Central banks: new record high for global gold reserves
News Arnulf Hinkel, financial journalist – 16.06.2025
At the end of 2024, central banks’ official gold reserves had increased for the 16th consecutive year. According to the latest figures from the World Gold Council, following further purchases in 2025, they stood at just under 36,200 tonnes (as of 1 April 2025). At the time of the global financial crisis, global gold reserves were 30,002 tonnes. They have since increased by 20.7 per cent, the highest level since the end of the Bretton Woods system, which had required participating countries to hold enormous gold reserves.

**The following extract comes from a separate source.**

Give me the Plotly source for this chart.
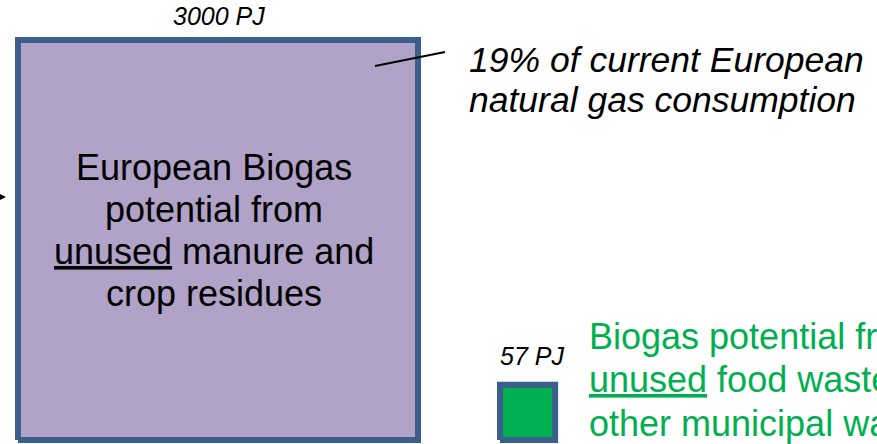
import math
import plotly.graph_objects as go

# ---- data ----
categories = ["manure_crop", "food_municipal"]
values_pj = [3000, 57]
value_labels = ["3000 PJ", "57 PJ"]
big_label_lines = ["European Biogas", "potential from", "<u>unused</u> manure and", "crop residues"]
small_label_lines = ["Biogas potential from", "<u>unused</u> food waste and", "other municipal waste"]
note_lines = ["19% of current European", "natural gas consumption"]

# ---- layout constants (axis units == window pixels) ----
W, H = 877, 444
scale = 400 / math.sqrt(max(values_pj))       # axis units per sqrt(PJ)
left_edges = [18, 500]
bottom = 440
fills = ["#B1A2C8", "#00B050"]
border = "#3B5E8C"
FONT = "Liberation Sans, Arial, sans-serif"

fig = go.Figure()
sides = []
for cat, v, x0, fc in zip(categories, values_pj, left_edges, fills):
    s = math.sqrt(v) * scale
    sides.append(s)
    fig.add_trace(go.Scatter(
        x=[x0, x0 + s, x0 + s, x0, x0],
        y=[bottom, bottom, bottom - s, bottom - s, bottom],
        mode="lines", fill="toself", fillcolor=fc,
        line=dict(color=border, width=6), name=cat, hoverinfo="skip",
        showlegend=False,
    ))

# leader line from big square to note
fig.add_trace(go.Scatter(x=[375, 445], y=[66, 52], mode="lines",
                         line=dict(color="black", width=2), showlegend=False,
                         hoverinfo="skip"))

ann = []
ann.append(dict(x=left_edges[0] + sides[0] / 2 + 1, y=16, text=f"<i>{value_labels[0]}</i>",
                showarrow=False, font=dict(size=25, color="black", family=FONT),
                xanchor="center", yanchor="middle"))
ann.append(dict(x=left_edges[1] - 2, y=356, text=f"<i>{value_labels[1]}</i>",
                showarrow=False, font=dict(size=25, color="black", family=FONT),
                xanchor="left", yanchor="middle"))

for i, t in enumerate(big_label_lines):
    ann.append(dict(x=214, y=167 + i * 42.3, text=t, showarrow=False,
                    font=dict(size=36, color="black", family=FONT),
                    xanchor="center", yanchor="middle"))

for i, t in enumerate(small_label_lines):
    ann.append(dict(x=587, y=336 + i * 43.5, text=t, showarrow=False,
                    font=dict(size=36, color="#00B050", family=FONT),
                    xanchor="left", yanchor="middle"))

for i, t in enumerate(note_lines):
    ann.append(dict(x=467, y=60 + i * 39.5, text=f"<i>{t}</i>", showarrow=False,
                    font=dict(size=35.5, color="black", family=FONT),
                    xanchor="left", yanchor="middle"))

ann.append(dict(x=6, y=197, ax=-40, ay=197, axref="x", ayref="y", text="",
                showarrow=True, arrowhead=2, arrowsize=2.2, arrowwidth=2,
                arrowcolor="black"))

fig.update_layout(
    width=W, height=H, margin=dict(l=0, r=0, t=0, b=0),
    paper_bgcolor="white", plot_bgcolor="white",
    xaxis=dict(range=[0, W], visible=False, fixedrange=True),
    yaxis=dict(range=[H, 0], visible=False, fixedrange=True),
    annotations=ann, showlegend=False,
)
fig.write_html(
    "out.html",
    config={"displayModeBar": False, "staticPlot": True},
    post_script="document.body.style.margin='0';document.body.style.overflow='hidden';",
)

Central banks now account for 20 per cent of total gold demand
In 2022, 2023 and 2024, gold purchases by central banks worldwide exceeded 1,000 tonnes per year for the first time, accounting for one-fifth of total gold demand. This level of demand is only exceeded by the jewellery industry, with an average of around 2,000 tonnes, as well as gold buyers seeking to invest or use the precious metal as a store of value via gold funds and gold-backed ETCs, or bullions and high-purity gold coins such as Krugerrand, Maple Leaf, Britannia or Vienna Philharmonic.

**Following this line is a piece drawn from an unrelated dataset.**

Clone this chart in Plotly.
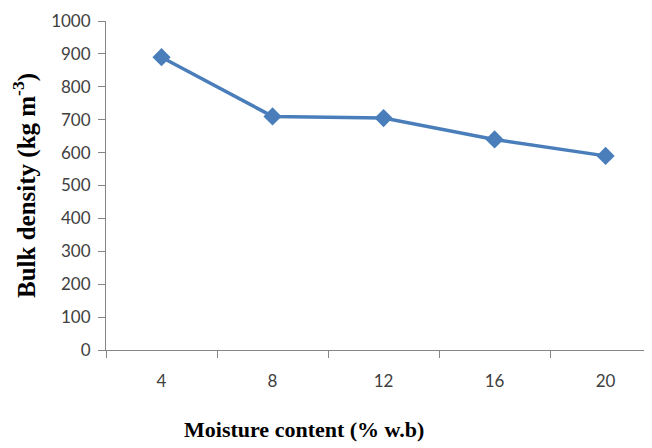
import plotly.graph_objects as go

moisture = ["4", "8", "12", "16", "20"]
bulk_density = [890, 710, 705, 640, 590]
y_ticks = list(range(0, 1001, 100))

fig = go.Figure()
fig.add_trace(go.Scatter(
    x=moisture, y=bulk_density, mode="lines+markers",
    line=dict(color="#4a7ebb", width=3.5),
    marker=dict(symbol="diamond", size=14, color="#4a7ebb"),
    showlegend=False, cliponaxis=False,
))

axis_col = "#868686"
fig.update_layout(
    width=652, height=448,
    margin=dict(l=98, r=0, t=13, b=106),
    paper_bgcolor="white", plot_bgcolor="white",
    font=dict(family="Lato", size=17, color="#404040"),
    xaxis=dict(
        type="category", range=[-0.5, 4.49], tickson="boundaries",
        showline=True, linecolor=axis_col, linewidth=1,
        ticks="outside", ticklen=7, tickcolor=axis_col,
        showgrid=False, zeroline=False, ticklabelstandoff=16,
        tickfont=dict(family="Lato", size=17, color="#404040"),
    ),
    yaxis=dict(
        range=[0, 1000], tickvals=y_ticks,
        showline=True, linecolor=axis_col, linewidth=1,
        ticks="outside", ticklen=7, tickcolor=axis_col,
        showgrid=False, zeroline=False, ticklabelstandoff=4,
        tickfont=dict(family="Lato", size=17, color="#404040"),
        title=dict(text="<b>Bulk density (kg m<sup>-3</sup>)</b>",
                   font=dict(family="Liberation Serif", size=25, color="black"),
                   standoff=10),
    ),
    annotations=[dict(
        text="<b>Moisture content (% w.b)</b>", xref="paper", yref="paper",
        x=0.357, y=-0.243, xanchor="center", yanchor="middle", showarrow=False,
        font=dict(family="Liberation Serif", size=22, color="black"),
    )],
)
fig.write_html("out.html")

Could the gold rush driven by central banks continue?
One of the main reasons for the steady expansion of the official gold reserves is to protect central banks against sharp currency fluctuations. The numerous geopolitical hotspots and increased volatility on the international capital markets in recent years have fuelled central banks’ appetite for gold. The repeated threats of trade wars over the last months, including mutual punitive tariffs, have done little to ease the situation. Efforts, particularly by emerging economies, to gain greater independence from the dominant foreign reserve currency, the US dollar, are also likely to continue. In view of these factors, it seems possible that 2025 will be another year of gold purchases by central banks, although we did see a slight slowdown of purchases in the first quarter.